Distance between two towers = 40km

size of aperture = $a=50m$

Now,

As we know

Fresnel's distance is equal to half of the distance between towers

$Z_f=\frac{40}{2}=20km$

Also from the formula:

$Z_f=\frac{a^2}{\lambda }=20m$

$\lambda =\frac{a^2}{Z_f}=\frac{{50}^2}{20\ast {10}^3}=12.5cm$

Hence this is the required longest wavelength of the radio wave, which can be sent in between the towers without considerable diffraction effect.

Q13: A parallel beam of light of wavelength 500 nm falls on a narrow slit and the resulting diffraction pattern is observed on a screen 1 m away. It is observed that the first minimum is at a distance of 2.5 mm from the centre of the screen. Find the width of the slit.

Answer:

Given

The distance of the screen from the slit, $D=1m$

The distance of the first minimum $X_1=2.5mm={10}^{-3}=2.5\ast {10}^{-3}mm$

The wavelength of the light $\lambda =500nm=500\ast {10}^{-9}m$

Now,

As we know,

$X_n=n\frac{\lambda D}{d}$

$d=n\frac{\lambda D}{X_n}=1\ast \frac{500\ast {10}^{-9}\ast 1}{2.5\ast {10}^{-3}}=2\ast {10}^{-4}m=0.2mm$

Hence, the width of the slit is 0.2 mm.

Q14 (a) When a low flying aircraft passes overhead, we sometimes notice a slight shaking of the picture on our TV screen. Suggest a possible explanation.

Answer:

When a low flying aircraft passes overhead, we notice slight shaking in pictures of the TV. This is because aircraft interferes with signals and reflects it. So the shaking we see is the interference of direct signal and reflected signal.
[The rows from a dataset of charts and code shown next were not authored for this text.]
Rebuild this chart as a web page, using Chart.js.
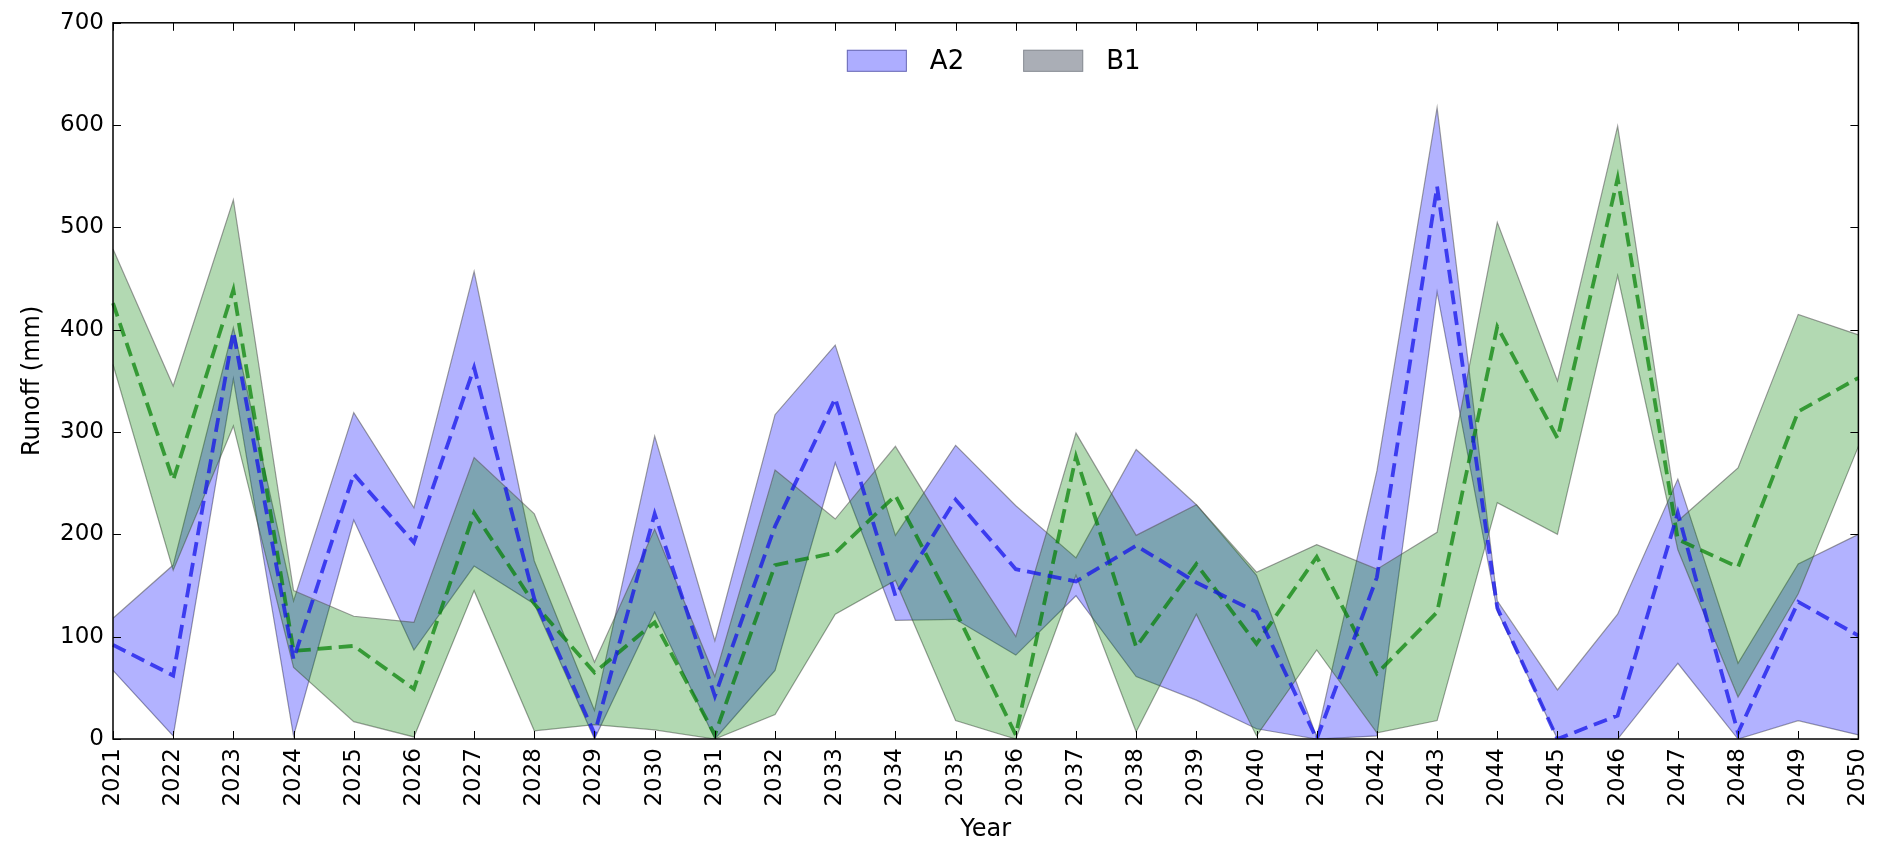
<!DOCTYPE html>
<html>
<head>
<meta charset="utf-8">
<script src="https://cdn.jsdelivr.net/npm/chart.js@4.4.0/dist/chart.umd.min.js"></script>
<style>
  html, body { margin: 0; padding: 0; background: #fff; }
  #wrap { width: 1895px; height: 844px; }
</style>
</head>
<body>
<div id="wrap"><canvas id="runoff"></canvas></div>
<script>
// years on the x axis
const years = ['2021','2022','2023','2024','2025','2026','2027','2028','2029','2030',
               '2031','2032','2033','2034','2035','2036','2037','2038','2039','2040',
               '2041','2042','2043','2044','2045','2046','2047','2048','2049','2050'];

// A2 scenario (blue band + dashed mean)
const a2Upper = [118,170,402,135,319,226,457,174,28,296,96,317,385,199,287,228,177,283,229,160,2,262,617,135,48,122,254,74,171,200];
const a2Lower = [67,3,352,3,214,87,169,132,0,124,0,67,270,116,117,82,140,61,38,10,0,3,437,125,0,0,74,0,18,4];
const a2Mean  = [92,62,398,78,259,192,363,137,5,220,42,208,333,140,234,166,154,189,153,124,0,158,540,128,0,23,221,6,134,101];

// B1 scenario (green band + dashed mean)
const b1Upper = [479,345,527,145,120,114,275,220,75,205,61,263,215,286,190,100,299,199,229,163,190,166,202,505,350,599,213,265,415,395];
const b1Lower = [366,165,306,70,17,2,145,8,14,9,0,24,122,155,18,0,160,7,122,3,87,6,18,231,200,453,185,41,142,286];
const b1Mean  = [426,253,439,86,91,49,221,132,65,114,4,170,182,238,125,4,276,90,171,93,178,64,124,403,294,548,195,168,320,353];

const yTicks = [0,100,200,300,400,500,600,700];

const FONT = '"DejaVu Sans", sans-serif';
const edge = 'rgba(80,80,80,0.55)';

// box + inward ticks like matplotlib
const frame = {
  id: 'frame',
  afterDatasetsDraw(chart) {
    const {ctx, chartArea: a, scales: {x, y}} = chart;
    ctx.save();
    ctx.strokeStyle = '#000';
    ctx.lineWidth = 1;
    ctx.beginPath();
    years.forEach((yr, i) => {
      const px = Math.round(x.getPixelForValue(i)) + 0.5;
      ctx.moveTo(px, a.bottom); ctx.lineTo(px, a.bottom - 8);
      ctx.moveTo(px, a.top); ctx.lineTo(px, a.top + 8);
    });
    yTicks.forEach(v => {
      const py = Math.round(y.getPixelForValue(v)) + 0.5;
      ctx.moveTo(a.left, py); ctx.lineTo(a.left + 8, py);
      ctx.moveTo(a.right, py); ctx.lineTo(a.right - 8, py);
    });
    ctx.stroke();
    ctx.lineWidth = 1.5;
    ctx.strokeRect(a.left, a.top, a.right - a.left, a.bottom - a.top);
    ctx.restore();
  }
};

// legend floating at top centre of the plot
const legendBox = {
  id: 'legendBox',
  afterDraw(chart) {
    const {ctx, chartArea: a} = chart;
    const items = [
      {text: 'A2', fill: 'rgba(0,0,255,0.32)', stroke: 'rgba(90,90,160,0.8)'},
      {text: 'B1', fill: '#aaaeb6', stroke: '#8c9098'}
    ];
    ctx.save();
    ctx.font = '26px ' + FONT;
    const boxW = 60, boxH = 22, gap = 23, between = 59;
    let total = 0;
    items.forEach((it, i) => {
      it.w = ctx.measureText(it.text).width;
      total += boxW + gap + it.w + (i ? between : 0);
    });
    let x0 = (a.left + a.right) / 2 - total / 2 + 8;
    const top = a.top + 27;
    items.forEach(it => {
      ctx.fillStyle = '#fff';
      ctx.fillRect(x0, top, boxW, boxH);
      ctx.fillStyle = it.fill;
      ctx.fillRect(x0, top, boxW, boxH);
      ctx.strokeStyle = it.stroke;
      ctx.lineWidth = 1;
      ctx.strokeRect(x0 + 0.5, top + 0.5, boxW - 1, boxH - 1);
      ctx.fillStyle = '#000';
      ctx.textBaseline = 'middle';
      ctx.fillText(it.text, x0 + boxW + gap, top + boxH / 2 + 1);
      x0 += boxW + gap + it.w + between;
    });
    ctx.restore();
  }
};

function band(data, color, fill, order) {
  return {
    data: data,
    borderColor: edge,
    borderWidth: 1.2,
    backgroundColor: color,
    fill: fill,
    pointRadius: 0,
    tension: 0,
    order: order
  };
}

function meanLine(data, color) {
  return {
    data: data,
    borderColor: color,
    borderWidth: 3.8,
    borderDash: [14, 7],
    borderCapStyle: 'butt',
    fill: false,
    pointRadius: 0,
    tension: 0,
    order: 0
  };
}

new Chart(document.getElementById('runoff'), {
  type: 'line',
  data: {
    labels: years,
    datasets: [
      meanLine(a2Mean, 'rgba(20,20,235,0.75)'),
      meanLine(b1Mean, 'rgba(0,128,0,0.7)'),
      band(b1Upper, 'rgba(0,128,0,0.3)', '+1', 1),
      band(b1Lower, 'rgba(0,128,0,0.3)', false, 1),
      band(a2Upper, 'rgba(0,0,255,0.3)', '+1', 2),
      band(a2Lower, 'rgba(0,0,255,0.3)', false, 2)
    ]
  },
  options: {
    responsive: true,
    maintainAspectRatio: false,
    animation: false,
    devicePixelRatio: 1,
    layout: { padding: {top: 20, right: 17, bottom: 0, left: 0} },
    plugins: {
      legend: { display: false },
      tooltip: { enabled: false }
    },
    scales: {
      x: {
        type: 'category',
        offset: false,
        grid: { display: false, drawTicks: false },
        border: { display: false },
        ticks: {
          autoSkip: false,
          minRotation: 90,
          maxRotation: 90,
          padding: 9,
          color: '#000',
          font: { family: FONT, size: 23 }
        },
        title: {
          display: true,
          text: 'Year',
          color: '#000',
          font: { family: FONT, size: 24 },
          padding: {top: 1, bottom: 0}
        },
        afterFit(s) { s.height = 105; }
      },
      y: {
        min: 0,
        max: 700,
        grid: { display: false, drawTicks: false },
        border: { display: false },
        ticks: {
          stepSize: 100,
          padding: 9,
          color: '#000',
          font: { family: FONT, size: 23 }
        },
        title: {
          display: true,
          text: 'Runoff (mm)',
          color: '#000',
          font: { family: FONT, size: 24 },
          padding: {top: 18, bottom: 0}
        },
        afterFit(s) { s.width = 113; }
      }
    }
  },
  plugins: [frame, legendBox]
});
</script>
</body>
</html>
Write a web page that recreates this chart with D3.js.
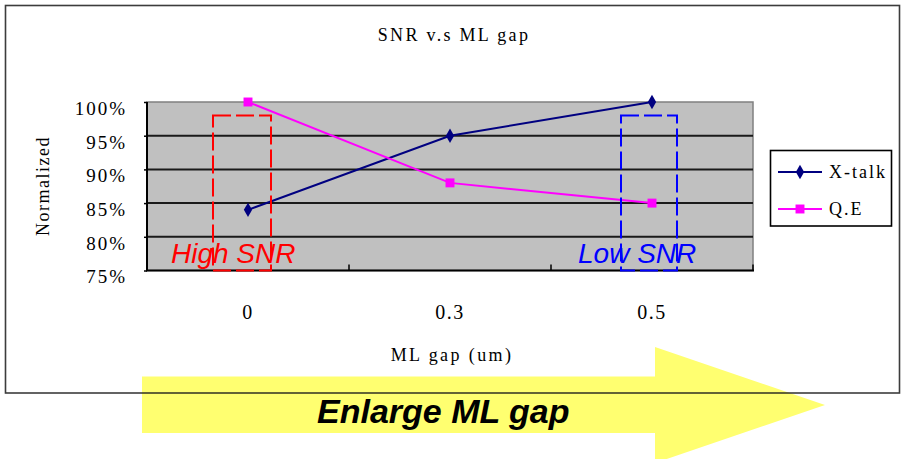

Q14 (b) As you have learnt in the text, the principle of linear superposition of wave displacement is basic to understanding intensity distributions in diffraction and interference patterns. What is the justification of this principle?

Answer:

The superposition principle comes from the linear character of the differential equation of wavemotion.that is if $x_1$ and $x_2$ are the solution of any wave equation, then linear combination of $x_1$ and $x_2$ is also the solution of the wave equation.

Q15: In deriving the single slit diffraction pattern, it was stated that the intensity is zero at angles of $\frac{n\lambda }{a}$ . Justify this by suitably dividing the slit to bring out the cancellation.

Answer:

Let the width of the slit $b$ be divided into n equal parts so that

$b^{\prime }=\frac{b}{n}$

$b=b^{\prime }n$

Now,

$\theta =\frac{n\lambda }{b}=\frac{n\lambda }{b^{\prime }n}=\frac{\lambda }{b^{\prime }}$

At this angle, each slit will make the first diffraction minimum. therefore the resultant intensity for all the slits will be zero at the angle of $\frac{n\lambda }{b}$.